Lui, il écrivait les commandes dans Midjourney, qui est un outil d’IA très public. Tout le monde aurait pu le faire, mais les gens voulaient voir leur page préférée le faire pour eux, souligne-t-il. Il s’agit, selon lui, de l’un des premiers prompt artists populaires du Québec  – les prompts étant les commandes que l’on donne aux IA afin qu’elles génèrent des contenus.

Bernard « Burnout » Drainville

Le ministre de l’Éducation, Bernard Drainville, est sans aucun doute la personnalité méméfiée s’étant la plus démarquée en 2023, d’après Jean-Michel Berthiaume. Les internautes l’ont même rebaptisé Burnout Drainville, voire même Burnout Drainé, pour son ton parfois exaspéré lorsque des journalistes lui posent des questions.

En tant qu’ex-chroniqueur et ex-animateur de radio, il est souvent appelé à donner ses commentaires, souligne l’expert : Il a été présent dans tellement de débats de société en 2023, et il offre toujours de nouvelles expressions faciales selon les événements. Il en a une pour toutes les occasions.

D’après le spécialiste de la culture populaire, il vole même la vedette au premier ministre François Legault, dont les différentes expressions sont loin d’être aussi diversifiées que celles de Drainville.

Une année difficile pour les artistes du mème

Même si le ton est souvent à la parodie pour les mèmes, l’année a été particulièrement lourde pour cette communauté.

Depuis le blocage des nouvelles sur les plateformes de Meta, en réaction à la Loi sur les nouvelles en ligne issue du projet C-18, les pages de mèmes se sont un peu fait reléguer le poids de l’information, explique Jean-Michel Berthiaume.

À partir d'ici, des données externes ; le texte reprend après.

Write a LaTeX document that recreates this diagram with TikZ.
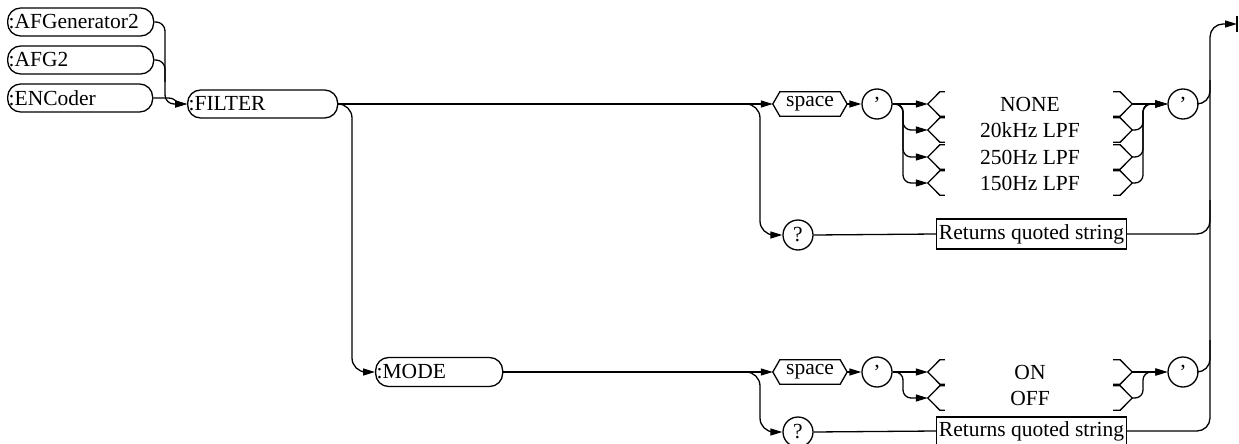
\documentclass[tikz,border=0pt]{standalone}
\usepackage{fontspec}
\setmainfont{Liberation Serif}
\usetikzlibrary{arrows.meta}
\tikzset{
  ln/.style={line width=1.3pt},
  arr/.style={-{Triangle[length=12pt,width=7pt]}},
  txt/.style={font=\fontsize{21.5}{25}\selectfont},
  rbox/.style={txt, draw, ln, rounded corners=13pt, minimum height=28pt, inner xsep=1pt, inner ysep=0pt, align=left, anchor=west},
  circ/.style={txt, draw, ln, circle, minimum size=30pt, inner sep=0pt},
  hexnode/.style={txt, minimum width=74pt, minimum height=24pt, inner sep=0pt},
  choice/.style={txt, minimum width=204pt, minimum height=24pt, inner sep=0pt},
  retbox/.style={txt, draw, ln, minimum width=190pt, minimum height=30pt, inner sep=0pt},
}
\newcommand\hexdraw[1]{\draw[ln] (#1.west) -- ([xshift=7pt]#1.north west) -- ([xshift=-7pt]#1.north east) -- (#1.east) -- ([xshift=-7pt]#1.south east) -- ([xshift=7pt]#1.south west) -- cycle;}
\newcommand\choicebrk[1]{%
  \draw[ln] ([xshift=17pt]#1.north west) -- ([xshift=12pt]#1.north west) -- (#1.west) -- ([xshift=12pt]#1.south west) -- ([xshift=17pt]#1.south west);
  \draw[ln] ([xshift=-19pt]#1.north east) -- ([xshift=-12pt]#1.north east) -- (#1.east) -- ([xshift=-12pt]#1.south east) -- ([xshift=-19pt]#1.south east);}
\begin{document}
\begin{tikzpicture}[x=1pt,y=-1pt]
\useasboundingbox (0,0) rectangle (1239,444);
% left keyword boxes
\node[rbox, text width=144pt] (afgen) at (7,22) {:AFGenerator2};
\node[rbox, text width=144pt] (afg2) at (7,60) {:AFG2};
\node[rbox, text width=143pt] (enc) at (7,98) {:ENCoder};
\node[rbox, text width=148pt] (filter) at (187,104) {:FILTER};
\node[rbox, text width=125pt, minimum height=29pt] (mode) at (375,372) {:MODE};
% top row
\node[hexnode] (sp1) at (810,104) {space};
\hexdraw{sp1}
\node[circ] (c1) at (877,104) {'};
\node[choice] (ch1) at (1030,104) {NONE};
\node[choice] (ch2) at (1030,130) {20kHz LPF};
\node[choice] (ch3) at (1030,157) {250Hz LPF};
\node[choice] (ch4) at (1030,183) {150Hz LPF};
\choicebrk{ch1}\choicebrk{ch2}\choicebrk{ch3}\choicebrk{ch4}
\node[circ] (cq1) at (1183,104) {'};
\node[circ] (q1) at (798,235) {?};
\node[retbox] (ret1) at (1031.5,234) {Returns quoted string};
% bottom row
\node[hexnode] (sp2) at (810,372) {space};
\hexdraw{sp2}
\node[circ] (c2) at (877,372) {'};
\node[choice] (on) at (1030,372) {ON};
\node[choice] (off) at (1030,398) {OFF};
\choicebrk{on}\choicebrk{off}
\node[circ] (cq2) at (1183,372) {'};
\node[circ] (q2) at (798,432) {?};
\node[retbox, minimum height=28pt] (ret2) at (1031.5,431) {Returns quoted string};
% end marker
\coordinate (endpt) at (1237,24);
\draw[ln] ([yshift=8pt]endpt) -- ([yshift=-8pt]endpt);
% left connectors
\draw[ln, arr, rounded corners=9pt] (afgen.east) -- (165,22) -- (165,104) -- (filter.west);
\draw[ln, rounded corners=9pt] (afg2.east) -- (165,60) -- (165,82);
\draw[ln, arr] (enc.east) -- (168,98) to[out=0,in=180] (filter.west);
% filter to its branches
\draw[ln, arr] (filter.east) -- (sp1.west);
\draw[ln, arr, rounded corners=14pt] (filter.east) -- (352,104) -- (352,372) -- (mode.west);
\coordinate (b1) at (740,104);
\draw[ln, arr, rounded corners=14pt] (b1) -- (760,104) -- (760,235) -- (q1.west);
\draw[ln, arr] (sp1.east) -- (c1.west);
\draw[ln, arr] (c1.east) -- (ch1.west);
\draw[ln, arr, rounded corners=8pt] (c1.east) -- (903,104) -- (903,130) -- (ch2.west);
\draw[ln, arr, rounded corners=8pt] (c1.east) -- (903,104) -- (903,157) -- (ch3.west);
\draw[ln, arr, rounded corners=8pt] (c1.east) -- (903,104) -- (903,183) -- (ch4.west);
\draw[ln, arr] (ch1.east) -- (cq1.west);
\draw[ln, arr, rounded corners=8pt] (ch2.east) -- (1143,130) -- (1143,104) -- (cq1.west);
\draw[ln, arr, rounded corners=8pt] (ch3.east) -- (1143,157) -- (1143,104) -- (cq1.west);
\draw[ln, arr, rounded corners=8pt] (ch4.east) -- (1143,183) -- (1143,104) -- (cq1.west);
\draw[ln] (q1.east) -- (ret1.west);
% mode branches
\draw[ln, arr] (mode.east) -- (sp2.west);
\coordinate (b2) at (740,372);
\draw[ln, arr, rounded corners=14pt] (b2) -- (760,372) -- (760,432) -- (q2.west);
\draw[ln, arr] (sp2.east) -- (c2.west);
\draw[ln, arr] (c2.east) -- (on.west);
\draw[ln, arr, rounded corners=8pt] (c2.east) -- (903,372) -- (903,398) -- (off.west);
\draw[ln, arr] (on.east) -- (cq2.west);
\draw[ln, arr, rounded corners=8pt] (off.east) -- (1143,398) -- (1143,372) -- (cq2.west);
\draw[ln] (q2.east) -- (ret2.west);
% right collector
\draw[ln, arr, rounded corners=13pt] (ret2.east) -- (1210,431) -- (1210,24) -- (endpt);
\draw[ln, rounded corners=13pt] (ret1.east) -- (1210,234) -- (1210,200);
\draw[ln, rounded corners=13pt] (cq1.east) -- (1210,104) -- (1210,80);
\draw[ln, rounded corners=13pt] (cq2.east) -- (1210,372) -- (1210,340);
\end{tikzpicture}
\end{document}
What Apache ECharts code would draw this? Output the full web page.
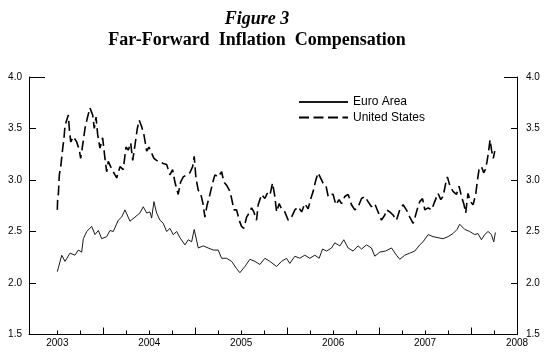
<!DOCTYPE html>
<html>
<head>
<meta charset="utf-8">
<script src="https://cdn.jsdelivr.net/npm/echarts@6/dist/echarts.min.js"></script>
<style>
html,body{margin:0;padding:0;background:#fff;}
#chart{width:550px;height:359px;}
</style>
</head>
<body>
<div id="chart"></div>
<script>
// Decimal-year dates and values (percent)
var euroDates = [2003.000,2003.048,2003.084,2003.138,2003.192,2003.228,2003.265,2003.283,2003.320,2003.374,2003.410,2003.446,2003.483,2003.537,2003.573,2003.609,2003.663,2003.700,2003.736,2003.790,2003.845,2003.899,2003.935,2003.972,2004.008,2004.026,2004.051,2004.080,2004.116,2004.152,2004.189,2004.225,2004.261,2004.298,2004.334,2004.388,2004.424,2004.461,2004.489,2004.533,2004.587,2004.641,2004.696,2004.750,2004.787,2004.841,2004.896,2004.950,2004.986,2005.040,2005.095,2005.149,2005.203,2005.258,2005.312,2005.385,2005.439,2005.493,2005.529,2005.584,2005.638,2005.692,2005.747,2005.801,2005.848,2005.885,2005.928,2005.983,2006.018,2006.073,2006.116,2006.163,2006.217,2006.272,2006.309,2006.363,2006.417,2006.453,2006.508,2006.570,2006.635,2006.689,2006.725,2006.779,2006.834,2006.888,2006.942,2006.978,2007.033,2007.087,2007.141,2007.196,2007.250,2007.304,2007.348,2007.377,2007.432,2007.486,2007.540,2007.576,2007.613,2007.649,2007.685,2007.722,2007.747,2007.765];
var euroValues = [2.11,2.27,2.21,2.29,2.27,2.32,2.30,2.43,2.50,2.55,2.47,2.51,2.43,2.45,2.51,2.50,2.61,2.64,2.71,2.60,2.64,2.68,2.74,2.68,2.69,2.63,2.79,2.68,2.61,2.58,2.50,2.53,2.47,2.50,2.44,2.37,2.42,2.40,2.52,2.34,2.36,2.34,2.32,2.32,2.24,2.24,2.21,2.14,2.10,2.16,2.23,2.21,2.18,2.24,2.21,2.16,2.21,2.24,2.19,2.26,2.24,2.27,2.24,2.27,2.24,2.33,2.31,2.34,2.39,2.36,2.42,2.34,2.31,2.36,2.33,2.37,2.34,2.26,2.30,2.31,2.34,2.27,2.23,2.27,2.29,2.31,2.37,2.40,2.47,2.45,2.44,2.43,2.45,2.48,2.52,2.57,2.52,2.50,2.47,2.48,2.42,2.47,2.50,2.47,2.40,2.49];

var usDates = [2003.000,2003.003,2003.011,2003.022,2003.037,2003.059,2003.073,2003.084,2003.102,2003.120,2003.130,2003.146,2003.174,2003.211,2003.239,2003.254,2003.276,2003.301,2003.326,2003.355,2003.385,2003.402,2003.421,2003.439,2003.464,2003.493,2003.518,2003.537,2003.554,2003.580,2003.609,2003.646,2003.682,2003.717,2003.747,2003.772,2003.798,2003.820,2003.845,2003.870,2003.891,2003.917,2003.942,2003.972,2003.997,2004.026,2004.051,2004.080,2004.116,2004.152,2004.189,2004.225,2004.254,2004.279,2004.315,2004.341,2004.370,2004.407,2004.442,2004.472,2004.489,2004.508,2004.533,2004.559,2004.587,2004.605,2004.630,2004.660,2004.689,2004.714,2004.750,2004.787,2004.812,2004.841,2004.877,2004.896,2004.921,2004.950,2004.978,2005.004,2005.029,2005.059,2005.087,2005.113,2005.138,2005.167,2005.185,2005.222,2005.258,2005.283,2005.312,2005.341,2005.366,2005.385,2005.413,2005.439,2005.475,2005.511,2005.548,2005.584,2005.620,2005.657,2005.692,2005.728,2005.754,2005.783,2005.812,2005.837,2005.863,2005.891,2005.921,2005.946,2005.972,2006.000,2006.029,2006.065,2006.091,2006.127,2006.163,2006.200,2006.236,2006.272,2006.309,2006.345,2006.380,2006.417,2006.453,2006.489,2006.526,2006.562,2006.580,2006.616,2006.652,2006.689,2006.725,2006.761,2006.797,2006.834,2006.870,2006.888,2006.913,2006.942,2006.972,2006.997,2007.033,2007.070,2007.105,2007.141,2007.171,2007.196,2007.225,2007.243,2007.268,2007.304,2007.341,2007.370,2007.396,2007.421,2007.442,2007.467,2007.493,2007.522,2007.551,2007.570,2007.587,2007.613,2007.638,2007.659,2007.674,2007.688,2007.707,2007.723,2007.742,2007.758];
var usValues = [2.71,2.80,2.86,3.05,3.13,3.31,3.41,3.53,3.58,3.63,3.50,3.37,3.42,3.37,3.29,3.21,3.34,3.50,3.60,3.70,3.63,3.50,3.61,3.44,3.31,3.41,3.21,3.08,3.18,3.13,3.08,3.02,3.13,3.10,3.32,3.29,3.36,3.19,3.34,3.50,3.58,3.52,3.44,3.28,3.32,3.26,3.21,3.19,3.18,3.16,3.15,3.05,3.10,2.98,2.86,2.98,3.03,3.05,3.07,3.13,3.23,3.02,2.90,2.87,2.76,2.64,2.76,2.86,2.97,3.05,3.03,3.08,2.98,2.95,2.89,2.82,2.71,2.71,2.61,2.55,2.53,2.64,2.68,2.73,2.69,2.61,2.76,2.86,2.82,2.87,2.85,2.97,2.84,2.69,2.77,2.72,2.69,2.61,2.64,2.71,2.74,2.69,2.77,2.72,2.81,2.89,3.00,3.07,3.02,2.97,2.95,2.84,2.86,2.86,2.76,2.81,2.77,2.84,2.86,2.76,2.71,2.74,2.82,2.84,2.79,2.74,2.77,2.69,2.61,2.66,2.71,2.69,2.66,2.61,2.71,2.76,2.71,2.64,2.58,2.63,2.71,2.79,2.82,2.71,2.73,2.71,2.79,2.87,2.81,2.84,2.97,3.03,2.95,2.89,2.86,2.94,2.84,2.77,2.68,2.87,2.79,2.76,2.86,3.00,3.10,3.13,3.07,3.11,3.18,3.26,3.39,3.29,3.21,3.28];

var yearLabels = [2003, 2004, 2005, 2006, 2007, 2008];
var quarterTicks = [2003,2003.25,2003.75,2004,2004.25,2004.75,2005,2005.25,2005.75,2006,2006.25,2006.75,2007,2007.25,2007.75,2008];
var halfYearTicks = [2003.5, 2004.5, 2005.5, 2006.5, 2007.5];

var seriesNames = ['Euro Area', 'United States'];

function pairs(xs, ys) { return xs.map(function (x, i) { return [x, ys[i]]; }); }

var chart = echarts.init(document.getElementById('chart'), null, {renderer: 'canvas'});
var lab = {color: '#000', fontFamily: 'Liberation Sans, Arial, sans-serif', fontSize: 10};
var axLine = {show: true, lineStyle: {color: '#000', width: 1}};

chart.setOption({
  animation: false,
  backgroundColor: '#fff',
  graphic: [
    {type: 'text', x: 257, y: 19, style: {text: 'Figure 3', textAlign: 'center', textVerticalAlign: 'middle', font: 'italic bold 18px "Liberation Serif", "Times New Roman", serif', fill: '#000'}},
    {type: 'text', x: 257, y: 40.5, style: {text: 'Far-Forward  Inflation  Compensation', textAlign: 'center', textVerticalAlign: 'middle', font: 'bold 18px "Liberation Serif", "Times New Roman", serif', fill: '#000'}}
  ],
  legend: {
    data: seriesNames,
    orient: 'vertical',
    left: 298,
    top: 96,
    padding: 0,
    itemWidth: 49,
    itemHeight: 12,
    itemGap: 3.6,
    itemStyle: {opacity: 0},
    textStyle: {color: '#000', fontSize: 12, fontFamily: 'Liberation Sans, Arial, sans-serif'}
  },
  grid: {left: 29, right: 33, top: 77, bottom: 24.5, containLabel: false},
  xAxis: [
    {
      type: 'value', min: 2002.692, max: 2008, position: 'bottom',
      axisLine: axLine,
      splitLine: {show: false},
      axisTick: {show: true, inside: true, length: 4, customValues: quarterTicks, lineStyle: {color: '#000'}},
      axisLabel: Object.assign({show: true, margin: 4, customValues: yearLabels, formatter: function (v) { return String(Math.round(v)); }}, lab)
    },
    {
      type: 'value', min: 2002.692, max: 2008, position: 'bottom',
      axisLine: {show: false},
      splitLine: {show: false},
      axisTick: {show: true, inside: true, length: 7, customValues: halfYearTicks, lineStyle: {color: '#000'}},
      axisLabel: {show: false}
    }
  ],
  yAxis: [
    {
      type: 'value', min: 1.5, max: 4, interval: 0.5, position: 'left',
      axisLine: axLine, splitLine: {show: false},
      axisTick: {show: true, inside: true, length: 7, lineStyle: {color: '#000'}},
      axisLabel: Object.assign({margin: 7, formatter: function (v) { return v.toFixed(1); }}, lab)
    },
    {
      type: 'value', min: 1.5, max: 4, interval: 0.5, position: 'right',
      axisLine: axLine, splitLine: {show: false},
      axisTick: {show: true, inside: true, length: 6, lineStyle: {color: '#000'}},
      axisLabel: Object.assign({margin: 9, formatter: function (v) { return v.toFixed(1); }}, lab)
    },
    {
      type: 'value', min: 1.5, max: 4, position: 'left',
      axisLine: {show: false}, splitLine: {show: false},
      axisTick: {show: true, inside: true, length: 16, customValues: [4.0], lineStyle: {color: '#000'}},
      axisLabel: {show: false}
    },
    {
      type: 'value', min: 1.5, max: 4, position: 'right',
      axisLine: {show: false}, splitLine: {show: false},
      axisTick: {show: true, inside: true, length: 13, customValues: [4.0], lineStyle: {color: '#000'}},
      axisLabel: {show: false}
    }
  ],
  series: [
    {
      name: seriesNames[0], type: 'line', xAxisIndex: 0, yAxisIndex: 0,
      data: pairs(euroDates, euroValues),
      symbol: 'none', smooth: false,
      lineStyle: {color: '#1a1a1a', width: 1, type: 'solid'},
      itemStyle: {color: '#1a1a1a'}
    },
    {
      name: seriesNames[1], type: 'line', xAxisIndex: 0, yAxisIndex: 0,
      data: pairs(usDates, usValues),
      symbol: 'none', smooth: false,
      lineStyle: {color: '#000', width: 1.6, type: [10, 4.5]},
      itemStyle: {color: '#000'}
    }
  ]
});
</script>
</body>
</html>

Maintenant que [les gens] ne peuvent plus déverser leur fiel dans les commentaires des articles, [ils] se tournent vers les sections commentaires des pages de mèmes, [qui redoublent d’efforts] en modération pour s’assurer que l’espace reste sécuritaire.

Jean-Michel Berthiaume, spécialiste en culture populaire

La page L’Actualité en mèmes a commencé à dénoncer la situation en nommant son jambon du jour – une image qui expose un commentaire jugé inadéquat. La page activiste Abattoir n’hésite pas à bloquer et à éjecter des personnes lorsque ça dérape, dit l’expert.

C’est peut-être aussi l’une des raisons qui a mené à la fermeture en 2023 de la page militante Organisation structurelle coconstruite de lo praticienxe réflexixe (OrgStruCo), dont les mèmes s’adressaient surtout aux gens du domaine de la santé, incarnant une sorte de QG de mobilisation pour eux.

Faire des mèmes avec des sujets comme les épuisements professionnels, les démissions, les incongruités et les paradoxes du système de santé, ça a permis de faire comprendre à tout le monde qu’ils n’étaient pas seuls à vivre ça, insiste Jean-Michel Berthiaume. Il salue au passage leur habileté à utiliser un ton léger pour représenter beaucoup de souffrance psychologique.

OrgStruCo était importante pour la communauté de mèmes du Québec. C’est une grosse page qui se tourne.

Jean-Michel Berthiaume, spécialiste en culture populaire

La grève dans le milieu de la santé a été déclenchée quelques semaines après la fermeture de la page, le 1er novembre, mais n’a pas empêché pour autant la propagation de mèmes [favorables], note le spécialiste en culture populaire.

Si 2023 a été une année particulièrement incendiaire pour les mèmes, avec beaucoup d’images politiques, dénonçant entre autres le contexte inflationniste, les tendances s’annoncent déjà plus légères pour 2024, avec le retour des faux événements Facebook.

Jean-Michel Berthiaume se réjouit de voir les foules commenter sur de faux événements, dont un party de Noël des caisses libre-service du Walmart, ou encore de voir les internautes se lancer à la recherche des p’tits bums décrits par Yolande Ouellet, dont la réaction à la caméra en sortant d’une salle du palais de justice de Trois-Rivières, en 2000, a marqué la toile au Québec.